Student Question
What differentiates the Tookses from the Bagginses in The Hobbit?
Quick answer:
The Tooks and Bagginses are distinguished by their attitudes toward adventure. The Bagginses are seen as respectable and predictable, embodying a life without surprises or adventures, which aligns with societal norms in the Shire. In contrast, the Tooks are wealthier but considered less respectable due to their tendency to seek adventures, reflecting unpredictability. This contrast highlights Bilbo Baggins's internal conflict between his Baggins side, valuing stability, and his Tookish side, yearning for adventure.

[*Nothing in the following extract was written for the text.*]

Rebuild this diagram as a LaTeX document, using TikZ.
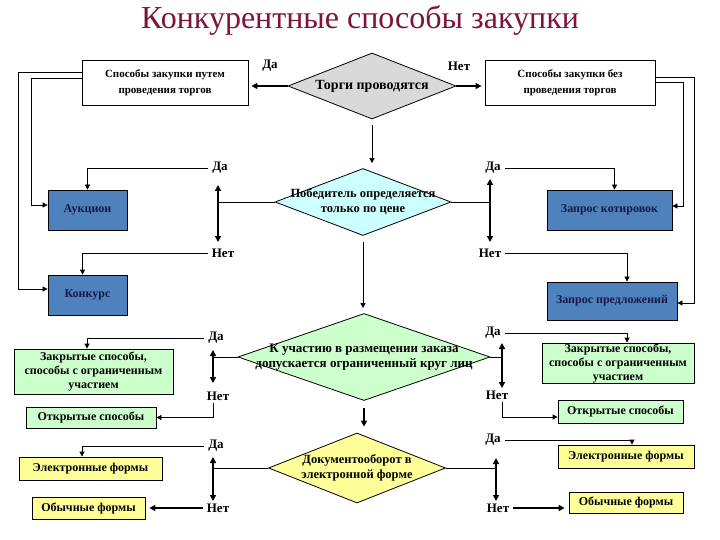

Very good question and one which centers on the internal conflict within Bilbo Baggins himself - as a Baggins, he is respectable and "normal", but the Tookish part of him makes him yearn for adventure and danger.

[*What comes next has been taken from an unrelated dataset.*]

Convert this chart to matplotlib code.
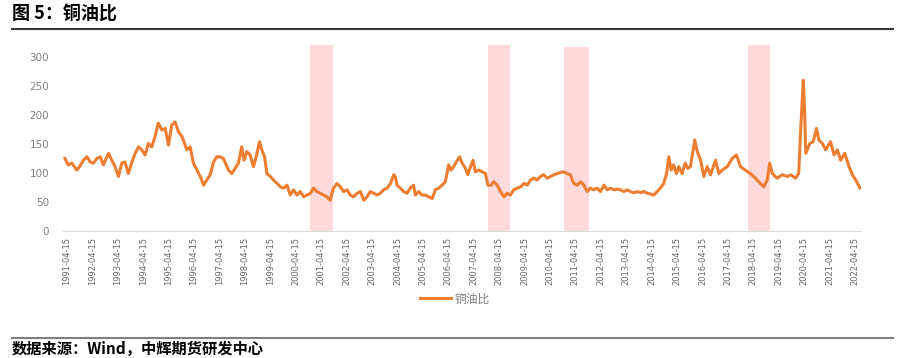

The Bagginses are described on the very first page of the novel:
This hobbit was a very well to do hobbit, and his name was Baggins. The Bagginses have lived in the neighbourhood of The Hill for time out of mind, and people considered them very respectable, not only because most of them were rich, but also because they never had any adventures or did anything unexpected: you could tell what a Baggins woul say on any question without the bother of asking him.
However, we are soon told about the relation of the Tooks to Bilbo. His mother was called Belladonna Took and she was one of three daughters of the Old Took:
...certainly there was still something not entirely hobbitlike about them, and once in a while members of the Took clan would go have have adventures. They discreetly disappeared, and the family hushed it up; but the fact remained that the Tooks were not as respectable as the Bagginse, though they were undoubtedly richer.
There you have it then. We are presented with a world where tradition, respectability and social standing are based on wealth but also not doing anything unexpected and predictability. The Took clan, based on this definition, were not respectable because of their rather disconcerting tendency to go off and have "adventures" - and this of course mirrors the internal conflict within Bilbo himself.